WHAT IS ASKED » Each line from the beginning of the data below through the line containing "return (H - MB" should be repeated exactly, please.

INFORMATION PROVIDED »
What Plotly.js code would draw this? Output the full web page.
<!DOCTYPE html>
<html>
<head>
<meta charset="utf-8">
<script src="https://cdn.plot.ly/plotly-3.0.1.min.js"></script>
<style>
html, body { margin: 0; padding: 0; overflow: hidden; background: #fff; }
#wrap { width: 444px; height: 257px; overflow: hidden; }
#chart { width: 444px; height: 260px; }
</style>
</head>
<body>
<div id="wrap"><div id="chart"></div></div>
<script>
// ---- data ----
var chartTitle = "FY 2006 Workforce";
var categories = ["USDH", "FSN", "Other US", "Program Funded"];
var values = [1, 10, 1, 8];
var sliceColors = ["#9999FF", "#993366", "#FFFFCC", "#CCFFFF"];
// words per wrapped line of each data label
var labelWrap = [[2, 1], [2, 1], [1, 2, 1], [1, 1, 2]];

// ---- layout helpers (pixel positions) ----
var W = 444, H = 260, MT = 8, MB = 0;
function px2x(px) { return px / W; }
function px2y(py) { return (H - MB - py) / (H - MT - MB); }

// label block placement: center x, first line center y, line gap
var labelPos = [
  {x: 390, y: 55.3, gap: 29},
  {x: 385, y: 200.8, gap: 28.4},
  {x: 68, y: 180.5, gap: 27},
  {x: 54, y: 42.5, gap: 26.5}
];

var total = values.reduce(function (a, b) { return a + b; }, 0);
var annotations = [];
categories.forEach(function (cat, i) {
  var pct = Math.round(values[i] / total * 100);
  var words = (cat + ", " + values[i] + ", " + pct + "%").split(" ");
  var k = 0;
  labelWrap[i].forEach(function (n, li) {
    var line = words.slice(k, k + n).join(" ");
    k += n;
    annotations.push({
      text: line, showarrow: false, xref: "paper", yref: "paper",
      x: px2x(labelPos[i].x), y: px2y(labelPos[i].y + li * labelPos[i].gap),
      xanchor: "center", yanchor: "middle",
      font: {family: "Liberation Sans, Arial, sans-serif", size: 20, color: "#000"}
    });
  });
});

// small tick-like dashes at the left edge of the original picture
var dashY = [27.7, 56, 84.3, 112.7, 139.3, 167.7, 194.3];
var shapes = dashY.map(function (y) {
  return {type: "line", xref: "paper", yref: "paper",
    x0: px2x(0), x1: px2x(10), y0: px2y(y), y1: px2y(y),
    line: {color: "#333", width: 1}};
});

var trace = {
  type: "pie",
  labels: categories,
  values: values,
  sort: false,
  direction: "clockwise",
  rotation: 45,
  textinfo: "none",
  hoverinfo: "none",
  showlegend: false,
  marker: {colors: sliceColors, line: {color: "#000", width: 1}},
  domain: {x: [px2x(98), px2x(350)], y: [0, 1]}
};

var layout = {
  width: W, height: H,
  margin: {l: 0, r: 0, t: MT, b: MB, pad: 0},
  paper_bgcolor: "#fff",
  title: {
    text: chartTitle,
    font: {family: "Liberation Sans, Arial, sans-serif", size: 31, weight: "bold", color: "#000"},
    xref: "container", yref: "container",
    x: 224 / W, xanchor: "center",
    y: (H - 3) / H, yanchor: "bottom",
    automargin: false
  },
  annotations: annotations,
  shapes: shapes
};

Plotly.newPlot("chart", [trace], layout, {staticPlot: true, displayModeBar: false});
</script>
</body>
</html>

WORKED SOLUTION »
What Plotly.js code would draw this? Output the full web page.
<!DOCTYPE html>
<html>
<head>
<meta charset="utf-8">
<script src="https://cdn.plot.ly/plotly-3.0.1.min.js"></script>
<style>
html, body { margin: 0; padding: 0; overflow: hidden; background: #fff; }
#wrap { width: 444px; height: 257px; overflow: hidden; }
#chart { width: 444px; height: 260px; }
</style>
</head>
<body>
<div id="wrap"><div id="chart"></div></div>
<script>
// ---- data ----
var chartTitle = "FY 2006 Workforce";
var categories = ["USDH", "FSN", "Other US", "Program Funded"];
var values = [1, 10, 1, 8];
var sliceColors = ["#9999FF", "#993366", "#FFFFCC", "#CCFFFF"];
// words per wrapped line of each data label
var labelWrap = [[2, 1], [2, 1], [1, 2, 1], [1, 1, 2]];

// ---- layout helpers (pixel positions) ----
var W = 444, H = 260, MT = 8, MB = 0;
function px2x(px) { return px / W; }
function px2y(py) { return (H - MB - py) / (H - MT - MB); }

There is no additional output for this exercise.